Williams was one of the few anthropologists of his time able to spend two continuous decades in the same location without having to regularly return to a metropolitan university or institution. Of the nineteen years spent in Papua more than five of those he lived in Papuan villages. His fieldwork consisted of seven major studies: Vailala (Purari Delta); Orokaiva (Northern Division); Keraki (Morehead River); Koiari (Central Division); Elena (Gulf Division); Foi (Lake Kutubu), and Keveri (Eastern Division) in addition to smaller field studies in about a dozen other societies. While in the field Williams did many of the standard tasks of anthropologists at the time he differed from his peers by revisiting field sites many times over years. This frequent exposure to the Papuan culture led his work to be far more realistic than the often romanticized fieldwork and subjects of his contemporaries.

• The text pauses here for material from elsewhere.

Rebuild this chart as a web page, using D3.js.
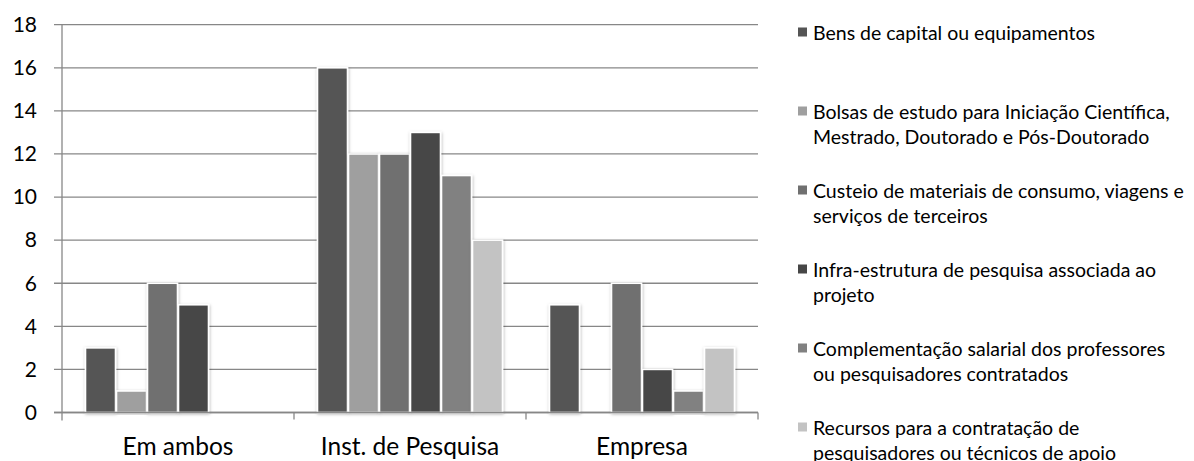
<!DOCTYPE html>
<html>
<head>
<meta charset="utf-8">
<script src="https://cdn.jsdelivr.net/npm/d3@7"></script>
<style>
  html, body { margin: 0; padding: 0; background: #fff; }
  svg { display: block; font-family: Lato, "Open Sans", sans-serif; }
</style>
</head>
<body>
<svg id="chart" width="1194" height="461"></svg>
<script>
// Categories along the x axis
const categories = ["Em ambos", "Inst. de Pesquisa", "Empresa"];

// Series names (legend labels, split into display lines)
const seriesNames = [
  "Bens de capital ou equipamentos",
  "Bolsas de estudo para Iniciação Científica, Mestrado, Doutorado e Pós-Doutorado",
  "Custeio de materiais de consumo, viagens e serviços de terceiros",
  "Infra-estrutura de pesquisa associada ao projeto",
  "Complementação salarial dos professores ou pesquisadores contratados",
  "Recursos para a contratação de pesquisadores ou técnicos de apoio"
];
const legendLines = [
  ["Bens de capital ou equipamentos"],
  ["Bolsas de estudo para Iniciação Científica,", "Mestrado, Doutorado e Pós-Doutorado"],
  ["Custeio de materiais de consumo, viagens e", "serviços de terceiros"],
  ["Infra-estrutura de pesquisa associada ao", "projeto"],
  ["Complementação salarial dos professores", "ou pesquisadores contratados"],
  ["Recursos para a contratação de", "pesquisadores ou técnicos de apoio"]
];

// Values per series, one per category
const bensCapital     = [3, 16, 5];
const bolsas          = [1, 12, 0];
const custeio         = [6, 12, 6];
const infraEstrutura  = [5, 13, 2];
const complementacao  = [0, 11, 1];
const recursos        = [0, 8, 3];
const seriesValues = [bensCapital, bolsas, custeio, infraEstrutura, complementacao, recursos];

// Y axis ticks
const yTicks = [0, 2, 4, 6, 8, 10, 12, 14, 16, 18];

const colors = ["#555555", "#9f9f9f", "#707070", "#464646", "#818181", "#c3c3c3"];

const svg = d3.select("#chart");

const plot = { left: 62, right: 758, top: 24.7, bottom: 412.5 };

const x0 = d3.scaleBand().domain(categories).range([plot.left, plot.right]).padding(0);
const groupPad = 23;
const x1 = d3.scaleBand().domain(d3.range(seriesNames.length))
  .range([groupPad, x0.bandwidth() - groupPad]).padding(0);
const y = d3.scaleLinear().domain([0, 18]).range([plot.bottom, plot.top]);

// soft shadow around bars
const defs = svg.append("defs");
const f = defs.append("filter").attr("id", "shadow")
  .attr("x", "-30%").attr("y", "-10%").attr("width", "160%").attr("height", "120%");
f.append("feDropShadow").attr("dx", 0.5).attr("dy", 1).attr("stdDeviation", 1.6)
  .attr("flood-color", "#000").attr("flood-opacity", 0.3);

const axisColor = "#878787";

// horizontal gridlines (incl. baseline)
svg.append("g").selectAll("line").data(yTicks).join("line")
  .attr("x1", plot.left - 8).attr("x2", plot.right)
  .attr("y1", d => y(d)).attr("y2", d => y(d))
  .attr("stroke", axisColor).attr("stroke-width", 1.3);

// y axis labels
svg.append("g").selectAll("text").data(yTicks).join("text")
  .attr("x", 37).attr("y", d => y(d)).attr("dy", "0.35em")
  .attr("text-anchor", "end").attr("font-size", 21).attr("fill", "#000")
  .text(d => d);

// bars
const groups = svg.append("g").selectAll("g").data(categories).join("g")
  .attr("transform", c => `translate(${x0(c)},0)`);
groups.selectAll("rect")
  .data((c, ci) => seriesValues.map((vals, si) => ({ si, v: vals[ci] })).filter(d => d.v > 0))
  .join("rect")
  .attr("x", d => x1(d.si) + 0.5)
  .attr("width", x1.bandwidth() - 1)
  .attr("y", d => y(d.v))
  .attr("height", d => y(0) - y(d.v))
  .attr("fill", d => colors[d.si])
  .attr("stroke", "#fff").attr("stroke-width", 1.6)
  .attr("filter", "url(#shadow)");

// y axis line
svg.append("line")
  .attr("x1", plot.left).attr("x2", plot.left)
  .attr("y1", plot.top).attr("y2", plot.bottom + 8)
  .attr("stroke", axisColor).attr("stroke-width", 1.3);

// x axis baseline and category boundary ticks
svg.append("line")
  .attr("x1", plot.left - 8).attr("x2", plot.right)
  .attr("y1", y(0)).attr("y2", y(0))
  .attr("stroke", axisColor).attr("stroke-width", 1.3);
const bounds = categories.map(c => x0(c)).concat([plot.right]);
svg.append("g").selectAll("line").data(bounds.slice(1)).join("line")
  .attr("x1", d => d).attr("x2", d => d)
  .attr("y1", y(0)).attr("y2", y(0) + 7)
  .attr("stroke", axisColor).attr("stroke-width", 1.3);

// category labels
svg.append("g").selectAll("text").data(categories).join("text")
  .attr("x", c => x0(c) + x0.bandwidth() / 2).attr("y", 455)
  .attr("text-anchor", "middle").attr("font-size", 24.5).attr("fill", "#000")
  .text(c => c);

// legend
const legendTop = 32, legendStep = 79, lineH = 25;
const lg = svg.append("g").selectAll("g").data(legendLines).join("g")
  .attr("transform", (d, i) => `translate(798,${legendTop + i * legendStep})`);
lg.append("rect").attr("x", 0).attr("y", -4.5).attr("width", 9).attr("height", 9)
  .attr("fill", (d, i) => colors[i]);
lg.append("text").attr("font-size", 19.5).attr("fill", "#000")
  .selectAll("tspan").data(d => d).join("tspan")
  .attr("x", 15).attr("y", (d, i) => 1.5 + i * lineH).attr("dy", "0.35em")
  .text(d => d);
</script>
</body>
</html>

During those twenty years of heavy field work, Williams published many books and articles, both monographic and general. His writing style was described as "clear, candid, unpretentious, and at times wryly self-deprecating." In addition to his reports Williams founded and edited The Papuan Villager (1929-42), a monthly newspaper in simple English that became a vehicle for colonial propaganda. His criticism of Functionalism came forward in his writing, creating a divide between himself and many of his peers.

=== Photography ===
During his employment with the government of Papua, Williams photographed around eighteen different ethnographic locations across eight administrative divisions, resulting in almost 2000 glass plates and negatives. What made his photography unique was the length of time and expansive area covered in his photographs. His style is emblematic of the need for 'photographic realism' that was common in the time, with an aim to document as accurately as possible the culture he was studying. Williams' collection are mainly housed in the National Archives of Australia in Canberra and the National Archives of Papua New Guinea in Port Moresby.

=== Awards ===
Of the many reports that Williams wrote for the Papuan government, Orokaiva Society (1930) resulted in an M.A. honors degree by the University of Adelaide, Papuans of the Trans-Fly (1936) gained him a B.Sc. from Oxford, where he also received an additional D. Sc. in 1941 for Drama of Orokolo (1940). Williams also received a Wellcome gold medal for anthropological research (1933), the Cilento medal (1935), and a Rockefeller fellowship (1933-34).

== World War II ==
When World War II expanded to the Southern Pacific in December 1941, Williams came back to Australia and enlisted as a lieutenant to serve with military intelligence. He was promoted captain in November 1942. Among his many works, he wrote You and Native, a booklet advising the Allied soldiers on how to behave with Papuans. In early 1943, Williams was sent back to Papua to serve as a liaison officer with the Australian New Guinea Administrative Unit. On 12 May, he died in a plane crash on the Owen Stanley Range, 20 km south of Kokoda. He was buried in a military cemetery at Bomana.

== Publications ==
Source:
- The Vailala Madness and the Destruction of Native Ceremonies in Gulf Division. Port Moresby: Edward George Baker, Government Printer, 1923.
- The Collection of Curios and the Preservation of Native Culture. Port Moresby: Edward George Baker, Government Printer, 1923. http://nla.gov.au/nla.obj-39980482
- The Natives of the Purari Delta. Port Moresby: Government Printer, 1924. http://nla.gov.au/nla.obj-192001115
- Native Education: The Language of Instruction and Intellectual Education. Port Moresby: Edward George Baker, Government Printer, 1928.
- Orokaiva Magic. London: Oxford University Press, 1928.
- Orokaiva Society. Oxford: Clarendon Press,1930.
- Sentiments and Leading Ideas in Native Society. Port Moresby: Edward George Baker, Government Printer, 1932.
- Practical Education: The Reform of Native Horticulture. Port Moresby: Walter Alfred Bock, Acting Government Printer, 1933.
- Depopulation of the Suau District. Port Moresby: Walter Alfred Bock, Acting Government Printer, 1933. http://nla.gov.au/nla.obj-52857518
- The Blending of Cultures: An Essay on the Aims of Native Education. Port Moresby: Walter Alfred Bock, Government Printer, 1935. http://nla.gov.au/nla.obj-52804436
- Papuans of the Trans-fly. Oxford: Clarendon, 1936.
- Bull-roarers in the Papuan Gulf. Port Moresby: Walter Alfred Bock, Government Printer, 1936.
- The Grasslanders. Canberra: L.F. Johnston, Government Printer,1939.
- Drama of Orokolo: The Social and Ceremonial Life of the Elema. Oxford: Clarendon Press, 1940.
- Natives of Lake Kutubu, Papua. Sydney: Australian National Research Council, 1941.